Next up, final vote on Valley Medical Center alliance with UW

Valley Medical Center commissioners spent eight hours Monday and Tuesday nights initially reviewing a landmark alliance between the medical center and UW Medicine.

Their lead negotiator, attorney George Beal, will return to the negotiating table next week with their suggestions for changes, some routine and some that UW Medicine may reject.

Then, later this month, a final agreement will come before the commissioners for approval. However, it could take three to five years before the new and enhanced medical services are available to patients at Valley Medical because of the time needed to integrate business and medical services covered by the agreement.

Trustees with UW Medicine and the University of Washington also must approve the alliance.

Typically, an elected board will review a contract in an executive session, so that its bargaining positions are not known to the opposing side. However, the medical center opted for the unusual open sessions so that the public could see for itself the draft agreement.

“It goes beyond what is normally done,” said Beal.

Beal told the commissioners that a final agreement remains “very close.” He and the rest of the negotiating team will meet with UW Medicine for a three-hour session Wednesday.

Commissioner meetings are recorded and available online within days for viewing at Valley’s web site, valleymed.org.

Four of the five commissioners were at the board meeting Tuesday; commissioner Aaron Heide, a neurologist and stroke specialist, had already told the commission his medical duties would prevent him from attending the meeting Tuesday or the ones Wednesday and Thursday that were canceled later.

However, during a comment period, Dr. Bob Thompson, a primary care doctor and a medical center vice president, said Heide “must have known” there would be meetings he would have to attend.

Thompson said he meets such obligations by having a  fellow doctor cover his patients.

Monday night before the review began, Dr.

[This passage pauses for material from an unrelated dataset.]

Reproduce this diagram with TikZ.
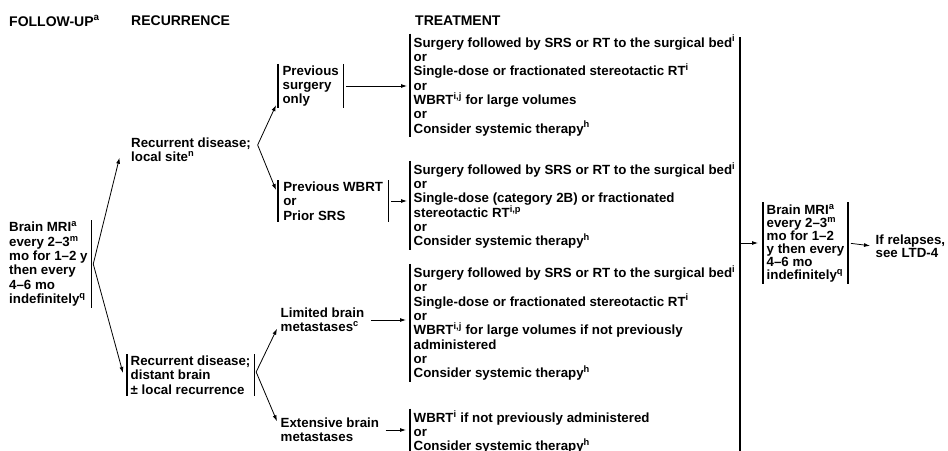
\documentclass[tikz,border=0pt]{standalone}
\usepackage{fontspec}
\setmainfont{Liberation Sans}
\usetikzlibrary{arrows.meta}
\setlength{\lineskiplimit}{-4pt}

\begin{document}
\begin{tikzpicture}
[x=1pt,y=-1pt,
 every node/.style={font=\bfseries\fontsize{13.3}{14.3}\selectfont,align=left,
   inner xsep=3.5pt,inner ysep=1.5pt,anchor=west},
 head/.style={font=\bfseries\fontsize{14}{16}\selectfont},
 tight/.style={font=\bfseries\fontsize{13.3}{13}\selectfont},
 bar/.style={line width=1.3pt},
 lbar/.style={append after command={(\tikzlastnode.north west) edge[bar] (\tikzlastnode.south west)}},
 rbar/.style={append after command={(\tikzlastnode.north east) edge[bar] (\tikzlastnode.south east)}},
 arr/.style={line width=0.8pt,-{Latex[length=6pt,width=4pt]}}]
\clip (0,0) rectangle (948,450);
%% column heads
\node[head] (hfollow) at (5.5,21) {FOLLOW-UP\textsuperscript{a}};
\node[head] (hrecur) at (127.5,21) {RECURRENCE};
\node[head] (htreat) at (411.5,21) {TREATMENT};
%% follow-up and recurrence
\node[rbar] (mri) at (5.5,264) {Brain MRI\textsuperscript{a}\\every 2--3\textsuperscript{m}\\mo for 1--2 y\\then every\\4--6 mo\\indefinitely\textsuperscript{q}};
\node (local) at (127.5,150) {Recurrent disease;\\local site\textsuperscript{n}};
\node[lbar,rbar] (distant) at (127,375) {Recurrent disease;\\distant brain\\± local recurrence};
\node[lbar,rbar,minimum width=65pt] (surg) at (278,86) {Previous\\surgery\\only};
\node[lbar,rbar,minimum width=110pt] (wbrt) at (278,201) {Previous WBRT\\or\\Prior SRS};
\node (limited) at (277,320) {Limited brain\\metastases\textsuperscript{c}};
\node (extensive) at (277,430) {Extensive brain\\metastases};
%% treatment
\node[lbar] (treat1) at (410,85.5) {Surgery followed by SRS or RT to the surgical bed\textsuperscript{i}\\or\\Single-dose or fractionated stereotactic RT\textsuperscript{i}\\or\\WBRT\textsuperscript{i,j} for large volumes\\or\\Consider systemic therapy\textsuperscript{h}};
\node[lbar] (treat2) at (410,205.5) {Surgery followed by SRS or RT to the surgical bed\textsuperscript{i}\\or\\Single-dose (category 2B) or fractionated\\stereotactic RT\textsuperscript{i,p}\\or\\Consider systemic therapy\textsuperscript{h}};
\node[lbar] (treat3) at (410,323) {Surgery followed by SRS or RT to the surgical bed\textsuperscript{i}\\or\\Single-dose or fractionated stereotactic RT\textsuperscript{i}\\or\\WBRT\textsuperscript{i,j} for large volumes if not previously\\administered\\or\\Consider systemic therapy\textsuperscript{h}};
\node[lbar] (treat4) at (410,432) {WBRT\textsuperscript{i} if not previously administered\\or\\Consider systemic therapy\textsuperscript{h}};
%% after treatment
\node[lbar,rbar,tight] (mri2) at (763,243) {Brain MRI\textsuperscript{a}\\every 2--3\textsuperscript{m}\\mo for 1--2\\y then every\\4--6 mo\\indefinitely\textsuperscript{q}};
\node[tight] (relapse) at (872,246) {If relapses,\\see LTD-4};
\coordinate (colT) at (740,37);
\coordinate (colB) at (740,455);
\draw[bar] (colT) -- (colB);
%% connectors
\coordinate (f1) at ([xshift=2pt]mri.east);
\draw[arr] (f1) -- ([xshift=-8pt,yshift=6pt]local.south west);
\draw[arr] (f1) -- ([xshift=-4pt,yshift=2pt]distant.west);
\coordinate (f2) at ([xshift=3pt,yshift=5pt]local.east);
\draw[arr] (f2) -- ([xshift=-2pt,yshift=3pt]surg.south west);
\draw[arr] (f2) -- ([xshift=-2pt,yshift=11pt]wbrt.west);
\coordinate (f3) at ([xshift=2pt,yshift=3pt]distant.east);
\draw[arr] (f3) -- ([yshift=5pt]limited.south west);
\draw[arr] (f3) -- ([yshift=-5pt]extensive.north west);
\draw[arr,shorten <=3pt,shorten >=3pt] (surg.east) -- (surg.east -| treat1.west);
\draw[arr,shorten <=3pt,shorten >=3pt] (wbrt.east) -- (wbrt.east -| treat2.west);
\draw[arr,shorten <=3pt,shorten >=4pt] (limited.east) -- (limited.east -| treat3.west);
\draw[arr,shorten <=3pt,shorten >=4pt] (extensive.east) -- (extensive.east -| treat4.west);
\draw[arr,shorten <=1pt,shorten >=5pt] (mri2.west -| colT) -- (mri2.west);
\draw[arr,shorten <=3pt,shorten >=2pt] (mri2.east) -- (relapse.west);
\end{tikzpicture}
\end{document}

Wayne M. Lau, chair of the Medical Executive Committee, read a letter from the committee, made up of the hospital’s medical staff, declaring “full, enthusiastic support for the strategic alliance.”

The letter also expressed disappointment that much of the “negative commentary” about the alliance has come from Commissioner Anthony Hemstad and Heide.

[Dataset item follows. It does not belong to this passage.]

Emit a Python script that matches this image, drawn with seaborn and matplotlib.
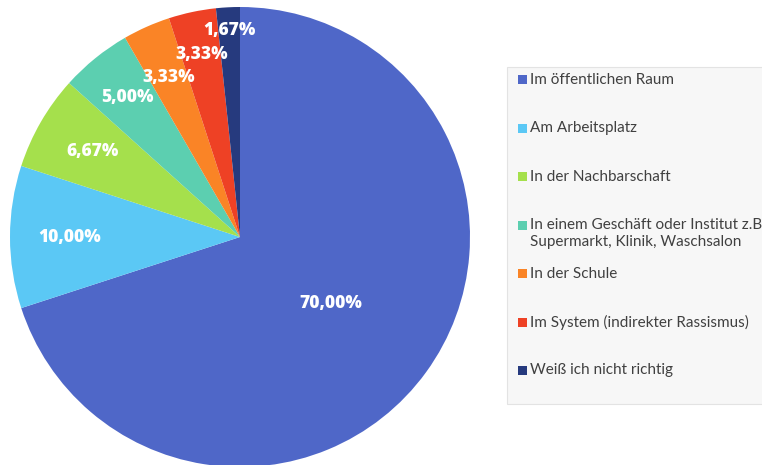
import numpy as np
import matplotlib
matplotlib.use("Agg")
import matplotlib.pyplot as plt
from matplotlib.patches import Rectangle
import seaborn as sns

categories = [
    "Im öffentlichen Raum",
    "Am Arbeitsplatz",
    "In der Nachbarschaft",
    "In einem Geschäft oder Institut z.B.\nSupermarkt, Klinik, Waschsalon",
    "In der Schule",
    "Im System (indirekter Rassismus)",
    "Weiß ich nicht richtig",
]
values = [70.00, 10.00, 6.67, 5.00, 3.33, 3.33, 1.67]
labels = ["70,00%", "10,00%", "6,67%", "5,00%", "3,33%", "3,33%", "1,67%"]
colors = ["#4F67C8", "#5BC8F5", "#A5E04C", "#5CCFB0", "#FA8426", "#EE4125", "#263A7E"]
label_radius = [0.49, 0.74, 0.74, 0.78, 0.76, 0.81, 0.90]

sns.set_style("white")
plt.rcParams["font.family"] = ["Lato", "DejaVu Sans"]

W, H = 762, 465
fig = plt.figure(figsize=(W / 100, H / 100), dpi=100)
cx, cy, R = 240, 237, 230
ax = fig.add_axes([(cx - R) / W, (H - cy - R) / H, 2 * R / W, 2 * R / H])
palette = sns.color_palette(colors)
wedges, _ = ax.pie(values, colors=palette, startangle=90, counterclock=False,
                   radius=1.0, wedgeprops=dict(linewidth=0))
ax.set_xlim(-1, 1)
ax.set_ylim(-1, 1)
ax.set_aspect("equal")
ax.axis("off")

total = sum(values)
cum = 0
for v, lab, r in zip(values, labels, label_radius):
    mid = 90 - (cum + v / 2) / total * 360
    cum += v
    ang = np.deg2rad(mid)
    ax.text(r * np.cos(ang), r * np.sin(ang), lab, color="white",
            fontsize=12.5, fontweight="heavy", ha="center", va="center",
            family=["Open Sans", "DejaVu Sans"])

# legend box
fig.patches.append(Rectangle((507 / W, (H - 404) / H), 300 / W, (404 - 67) / H,
                             transform=fig.transFigure, facecolor="#F7F7F7",
                             edgecolor="#E3E3E3", linewidth=0.8, zorder=0))
y0, dy = 80, 48.4
for i, (cat, col) in enumerate(zip(categories, colors)):
    y = y0 + i * dy
    fig.patches.append(Rectangle((518 / W, (H - y - 4.5) / H), 9 / W, 9 / H,
                                 transform=fig.transFigure, facecolor=col,
                                 edgecolor="none", zorder=2))
    fig.text(530 / W, (H - y + 7) / H, cat, fontsize=11, color="#404040",
             ha="left", va="top", linespacing=1.25)

fig.savefig("out.png", dpi=100)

“We find that many of the statements from Comm. Hemstead (sic) and Heide carry little merit, and appear to be misleading, distracting, and disingenuous.”

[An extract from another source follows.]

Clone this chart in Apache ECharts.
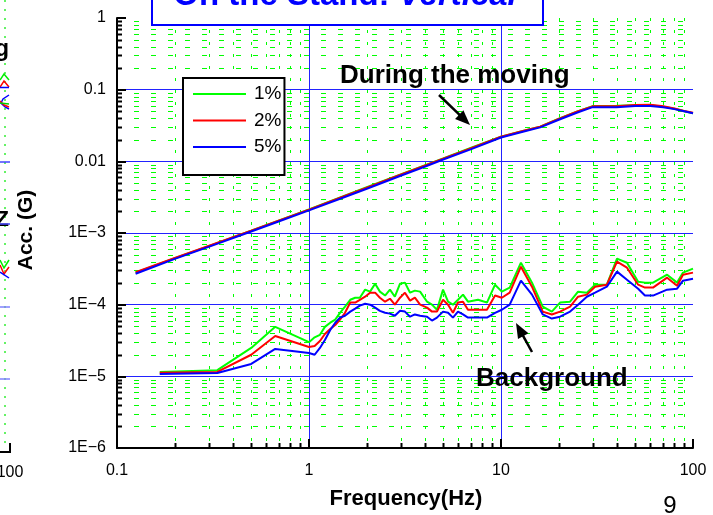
<!DOCTYPE html>
<html>
<head>
<meta charset="utf-8">
<script src="https://cdn.jsdelivr.net/npm/echarts@6.0.0/dist/echarts.min.js"></script>
<style>
html, body { margin: 0; padding: 0; background: #fff; }
#chart { width: 713px; height: 515px; }
</style>
</head>
<body>
<div id="chart"></div>
<script>
// Acceleration spectra on the stand, vertical direction (Hz vs G)
const seriesNames = ['1%', '2%', '5%'];
const seriesColors = ['#00ff00', '#ff0000', '#0000ff'];

// Spectrum while the stand is moving
const movingFreq = [0.125, 0.2, 0.3, 0.5, 0.7, 1, 1.5, 2, 3, 4, 5, 7, 10, 13, 16, 20, 25, 30, 40, 50, 60, 70, 80, 90, 100];
const moving1 = [2.8e-4, 4.45e-4, 6.55e-4, 1.08e-3, 1.5e-3, 2.13e-3, 3.25e-3, 4.35e-3, 6.55e-3, 8.8e-3, 1.1e-2, 1.55e-2, 2.2e-2, 2.65e-2, 3.05e-2, 3.95e-2, 4.95e-2, 5.9e-2, 5.95e-2, 6.05e-2, 6.05e-2, 5.8e-2, 5.4e-2, 5.0e-2, 4.7e-2];
const moving2 = [2.85e-4, 4.5e-4, 6.6e-4, 1.08e-3, 1.5e-3, 2.12e-3, 3.2e-3, 4.3e-3, 6.5e-3, 8.7e-3, 1.09e-2, 1.53e-2, 2.2e-2, 2.65e-2, 3.05e-2, 3.9e-2, 4.95e-2, 5.85e-2, 5.85e-2, 6.1e-2, 6.15e-2, 5.85e-2, 5.45e-2, 5.05e-2, 4.75e-2];
const moving5 = [2.7e-4, 4.35e-4, 6.4e-4, 1.05e-3, 1.46e-3, 2.07e-3, 3.1e-3, 4.15e-3, 6.3e-3, 8.4e-3, 1.06e-2, 1.48e-2, 2.15e-2, 2.58e-2, 2.98e-2, 3.8e-2, 4.8e-2, 5.7e-2, 5.7e-2, 5.9e-2, 5.9e-2, 5.7e-2, 5.35e-2, 5.0e-2, 4.7e-2];

// Background spectrum (stand at rest)
const bgFreq = [0.167, 0.333, 0.5, 0.667, 1.0,
  1.07, 1.14, 1.21, 1.29, 1.37, 1.45, 1.54, 1.64, 1.74, 1.84, 1.96,
  2.08, 2.21, 2.34, 2.49, 2.64, 2.8, 2.98,
  3.16, 3.36, 3.56, 3.79,
  4.12, 4.37, 4.64, 4.99,
  5.3, 5.62, 5.97,
  6.34, 6.73,
  7.59, 8.45, 9.31,
  10.1, 11.1, 12.7, 14.5, 16.5, 18.4,
  20.3, 22.9, 25.2, 28.0,
  30.9, 35.6,
  40.2, 45.3,
  51.8, 56.2, 61.9,
  73.3, 82.6, 88.7, 100];
const bg1 = [1.15e-5, 1.22e-5, 2.49e-5, 4.9e-5, 3.0e-5,
  3.5e-5, 3.8e-5, 4.9e-5, 5.6e-5, 6.2e-5, 7.7e-5, 9.4e-5, 1.17e-4, 1.25e-4, 1.25e-4, 1.62e-4,
  1.52e-4, 1.96e-4, 1.52e-4, 1.34e-4, 1.62e-4, 1.29e-4, 1.96e-4,
  2.03e-4, 1.47e-4, 1.57e-4, 1.52e-4,
  1.10e-4, 1.0e-4, 8.5e-5, 1.62e-4,
  1.10e-4, 1.0e-4, 1.17e-4,
  1.38e-4, 1.10e-4,
  1.17e-4, 1.07e-4, 1.90e-4,
  1.52e-4, 1.73e-4, 3.85e-4, 2.03e-4, 9.4e-5, 8.0e-5,
  1.07e-4, 1.10e-4, 1.52e-4, 1.47e-4,
  1.90e-4, 1.90e-4,
  4.38e-4, 3.85e-4,
  2.09e-4, 2.03e-4, 2.03e-4,
  2.62e-4, 2.03e-4, 2.80e-4, 3.18e-4];
const bg2 = [1.12e-5, 1.15e-5, 2.0e-5, 3.66e-5, 2.57e-5,
  2.65e-5, 3.11e-5, 3.9e-5, 4.58e-5, 5.2e-5, 6.2e-5, 7.7e-5, 1.07e-4, 1.07e-4, 1.17e-4, 1.29e-4,
  1.47e-4, 1.47e-4, 1.25e-4, 1.10e-4, 1.21e-4, 1.0e-4, 1.25e-4,
  1.47e-4, 1.14e-4, 1.25e-4, 1.0e-4,
  9.1e-5, 8.0e-5, 8.0e-5, 1.17e-4,
  1.0e-4, 7.7e-5, 1.07e-4,
  1.10e-4, 8.5e-5,
  8.5e-5, 8.5e-5, 1.34e-4,
  1.25e-4, 1.47e-4, 3.39e-4, 1.78e-4, 8.0e-5, 7.3e-5,
  8.0e-5, 9.4e-5, 1.29e-4, 1.38e-4,
  1.78e-4, 1.90e-4,
  3.98e-4, 3.28e-4,
  1.90e-4, 1.73e-4, 1.73e-4,
  2.38e-4, 1.84e-4, 2.62e-4, 2.80e-4];
const bg5 = [1.08e-5, 1.11e-5, 1.49e-5, 2.41e-5, 2.12e-5,
  2.0e-5, 2.49e-5, 3.21e-5, 4.43e-5, 5.6e-5, 6.6e-5, 7.0e-5, 8.0e-5, 8.8e-5, 9.7e-5, 1.03e-4,
  1.0e-4, 9.1e-5, 8.2e-5, 7.7e-5, 7.5e-5, 7.0e-5, 8.2e-5,
  8.0e-5, 6.8e-5, 7.3e-5, 7.0e-5,
  6.8e-5, 6.0e-5, 6.6e-5, 8.0e-5,
  7.7e-5, 6.6e-5, 8.0e-5,
  7.3e-5, 6.6e-5,
  6.6e-5, 6.6e-5, 7.7e-5,
  8.5e-5, 1.0e-4, 2.16e-4, 1.38e-4, 7.3e-5, 6.4e-5,
  6.8e-5, 8.0e-5, 1.0e-4, 1.29e-4,
  1.47e-4, 1.78e-4,
  2.89e-4, 2.23e-4,
  1.67e-4, 1.34e-4, 1.34e-4,
  1.62e-4, 1.67e-4, 2.16e-4, 2.30e-4];

// Axis tick labels, one per decade
const xTickText = ['0.1', '1', '10', '100'];            // 1e-1 .. 1e2
const yTickText = ['1E\u22126', '1E\u22125', '1E\u22124', '1E\u22123', '0.01', '0.1', '1']; // 1e-6 .. 1e0

const X_MIN = 0.1, X_MAX = 100, Y_MIN = 1e-6, Y_MAX = 1;
const LABEL_FONT = '"Liberation Sans", Arial, sans-serif';

function zip(xs, ys) { return xs.map((x, i) => [x, ys[i]]); }

// Minor gridline positions: 2..9 within each decade
const minorItems = [];
for (let e = -1; e < 2; e++) for (let k = 2; k <= 9; k++) minorItems.push([k * Math.pow(10, e), 1e-3, 0]);
for (let e = -6; e < 0; e++) for (let k = 2; k <= 9; k++) minorItems.push([1, k * Math.pow(10, e), 1]);

const chart = echarts.init(document.getElementById('chart'), null, { renderer: 'canvas' });

const lineSeries = [];
const movingSets = [moving1, moving2, moving5];
const bgSets = [bg1, bg2, bg5];
for (let i = 0; i < 3; i++) {
  lineSeries.push({
    name: seriesNames[i], type: 'line', symbol: 'none', z: 3 + i,
    lineStyle: { color: seriesColors[i], width: 2 }, itemStyle: { color: seriesColors[i] },
    data: zip(movingFreq, movingSets[i])
  });
  lineSeries.push({
    name: seriesNames[i], type: 'line', symbol: 'none', z: 3 + i,
    lineStyle: { color: seriesColors[i], width: 2 }, itemStyle: { color: seriesColors[i] },
    data: zip(bgFreq, bgSets[i])
  });
}

function arrow(x0, y0, x1, y1) {
  const dx = x1 - x0, dy = y1 - y0, len = Math.hypot(dx, dy);
  const ux = dx / len, uy = dy / len, nx = -uy, ny = ux;
  const hl = 15, hw = 6;
  const bx = x1 - ux * hl, by = y1 - uy * hl;
  return [
    { type: 'line', shape: { x1: x0, y1: y0, x2: bx + ux * 2, y2: by + uy * 2 }, style: { stroke: '#000', lineWidth: 2.5 }, z: 100 },
    { type: 'polygon', shape: { points: [[x1, y1], [bx + nx * hw, by + ny * hw], [bx - nx * hw, by - ny * hw]] }, style: { fill: '#000' }, z: 100 }
  ];
}

function seg(x1, y1, x2, y2, color, w, dash) {
  return { type: 'line', shape: { x1, y1, x2, y2 }, style: { stroke: color, lineWidth: w || 1.5, lineDash: dash || null }, z: 100 };
}
function poly(points, color) {
  return { type: 'polyline', shape: { points }, style: { stroke: color, lineWidth: 1.5, fill: null }, z: 100 };
}

const graphics = [
  // neighbouring panel edge on the left
  seg(5, 0, 5, 445, '#33ee33', 1.5, [2, 7]),
  { type: 'text', x: 9, y: 50, style: { text: 'g', font: 'bold 23px ' + LABEL_FONT, fill: '#000', align: 'right', verticalAlign: 'middle' }, z: 100 },
  poly([[0, 80], [4, 74], [9, 80]], '#00ee00'),
  poly([[0, 87], [4, 81], [9, 87]], '#ff0000'),
  seg(0, 87.5, 9, 87.5, '#0000ff', 1.5),
  poly([[9, 95], [3, 99], [1, 103], [5, 107], [9, 109]], '#0000ff'),
  poly([[0, 101], [4, 105], [9, 107]], '#ff0000'),
  poly([[0, 103], [9, 104]], '#00cc00'),
  seg(0, 162, 10, 162, '#4444ff', 1.5),
  { type: 'text', x: 9, y: 220, style: { text: 'Z', font: 'bold 22px ' + LABEL_FONT, fill: '#000', align: 'right', verticalAlign: 'middle' }, z: 100 },
  seg(0, 224, 10, 224, '#4444ff', 1.5),
  poly([[0, 260], [4, 268], [9, 260]], '#00ee00'),
  poly([[0, 265], [4, 274], [9, 267]], '#ff0000'),
  poly([[0, 272], [9, 278]], '#0000ff'),
  seg(0, 307, 10, 307, '#8080ff', 1.5),
  seg(0, 379, 10, 379, '#8080ff', 1.5),
  seg(10, 443, 10, 453, '#000', 2),
  seg(0, 452, 11, 452, '#000', 2),
  { type: 'text', x: 10, y: 473, style: { text: '100', font: '16px ' + LABEL_FONT, fill: '#000', align: 'center', verticalAlign: 'middle' }, z: 100 },

  // title box at top
  { type: 'rect', shape: { x: 152, y: -10, width: 391, height: 35 }, style: { fill: '#fff', stroke: '#0000ff', lineWidth: 2 }, z: 90 },
  { type: 'text', x: 345, y: -4, style: {
      text: '{a|On the Stand: }{b|Vertical}', align: 'center', verticalAlign: 'middle',
      rich: {
        a: { font: 'bold 33px ' + LABEL_FONT, fill: '#0000ff' },
        b: { font: 'italic bold 33px ' + LABEL_FONT, fill: '#0000ff' }
      } }, z: 95 },

  // annotations
  { type: 'text', x: 340, y: 76, style: { text: 'During the moving', font: 'bold 26px ' + LABEL_FONT, fill: '#000', align: 'left', verticalAlign: 'middle' }, z: 100 },
  ...arrow(439, 95, 470, 125),
  { type: 'text', x: 476, y: 379, style: { text: 'Background', font: 'bold 26px ' + LABEL_FONT, fill: '#000', align: 'left', verticalAlign: 'middle' }, z: 100 },
  ...arrow(532, 352, 516, 323),

  // axis titles
  { type: 'text', x: 26, y: 230, rotation: Math.PI / 2, style: { text: 'Acc. (G)', font: 'bold 21px ' + LABEL_FONT, fill: '#000', align: 'center', verticalAlign: 'middle' }, z: 100 },
  { type: 'text', x: 406, y: 499, style: { text: 'Frequency(Hz)', font: 'bold 22px ' + LABEL_FONT, fill: '#000', align: 'center', verticalAlign: 'middle' }, z: 100 },

  // page number
  { type: 'text', x: 670, y: 506, style: { text: '9', font: '24px ' + LABEL_FONT, fill: '#000', align: 'center', verticalAlign: 'middle' }, z: 100 }
];

chart.setOption({
  animation: false,
  backgroundColor: '#fff',
  grid: { left: 117, right: 20, top: 18, bottom: 67, outerBoundsMode: 'none', containLabel: false },
  legend: {
    data: seriesNames,
    orient: 'vertical', left: 183, top: 78,
    padding: [6, 3, 18, 10],
    icon: 'rect',
    itemWidth: 53, itemHeight: 2, itemGap: 6.5,
    backgroundColor: '#fff', borderColor: '#000', borderWidth: 2, borderRadius: 0,
    textStyle: { fontFamily: LABEL_FONT, fontSize: 19, lineHeight: 20, color: '#000', padding: [0, 0, 0, 3] },
    z: 50
  },
  xAxis: {
    type: 'log', logBase: 10, min: X_MIN, max: X_MAX, splitNumber: 3,
    axisLine: { lineStyle: { color: '#000', width: 2 } },
    axisTick: { inside: true, length: 9, lineStyle: { color: '#000', width: 2 } },
    axisLabel: { color: '#000', fontFamily: LABEL_FONT, fontSize: 16, margin: 15,
      formatter: v => xTickText[Math.round(Math.log10(v)) + 1] },
    splitLine: { show: true, showMinLine: false, showMaxLine: false, lineStyle: { color: '#2222ff', width: 1 } }
  },
  yAxis: {
    type: 'log', logBase: 10, min: Y_MIN, max: Y_MAX, splitNumber: 6,
    axisLine: { lineStyle: { color: '#000', width: 2 } },
    axisTick: { inside: true, length: 9, lineStyle: { color: '#000', width: 2 } },
    axisLabel: { color: '#000', fontFamily: LABEL_FONT, fontSize: 16, margin: 11,
      formatter: v => yTickText[Math.round(Math.log10(v)) + 6] },
    splitLine: { show: true, showMinLine: false, showMaxLine: false, lineStyle: { color: '#2222ff', width: 1 } }
  },
  series: [
    {
      type: 'custom', silent: true, z: 1, clip: false,
      data: minorItems,
      renderItem: function (params, api) {
        const cs = params.coordSys;
        const kind = api.value(2);
        if (kind === 0) {
          const px = Math.round(api.coord([api.value(0), 1e-3])[0]) + 0.5;
          return { type: 'group', children: [
            { type: 'line', shape: { x1: px, y1: cs.y, x2: px, y2: cs.y + cs.height }, style: { stroke: '#00ff00', lineWidth: 1, lineDash: [3, 9] } },
            { type: 'line', shape: { x1: px, y1: cs.y + cs.height, x2: px, y2: cs.y + cs.height - 5 }, style: { stroke: '#000', lineWidth: 2 } }
          ] };
        } else {
          const py = Math.round(api.coord([1, api.value(1)])[1]) + 0.5;
          return { type: 'group', children: [
            { type: 'line', shape: { x1: cs.x, y1: py, x2: cs.x + cs.width, y2: py }, style: { stroke: '#00ff00', lineWidth: 1, lineDash: [5, 12] } },
            { type: 'line', shape: { x1: cs.x, y1: py, x2: cs.x + 5, y2: py }, style: { stroke: '#000', lineWidth: 2 } }
          ] };
        }
      }
    },
    ...lineSeries
  ],
  graphic: graphics
});
</script>
</body>
</html>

In another preliminary matter, the board referred to the hospital district’s legal counsel a recall petition filed by Chris Clifford of Renton against commissioner Carolyn Parnell.

In his petition, Clifford claims Parnell “committed an act of malfeasance” by providing Valley CEO Rich Roodman a gift of public money by approving a retirement lump sum of $1.7 million for Roodman in 2009.

The board also voted to excuse Heide’s absence from the April 18 after learning his child was at the emergency room.

The strategic alliance agreement, technically between the University of Washington and Public Hospital District No. 1, has 13 articles that spell out how the alliance would work.

It clearly delineates the responsibilities of a new 13-member board of trustees that will oversee the medical operations of the medical center.

Among the 13 members are the five elected hospital district commissioners and five appointed by UW Medicine. Commissioners pressed to have four or five of those appointed trustees  come from the hospital district itself. The draft calls for all five to come from the larger service area.

Commissioners favored a stronger presence of district residents because as Hemstad said, “they would have skin in the game.”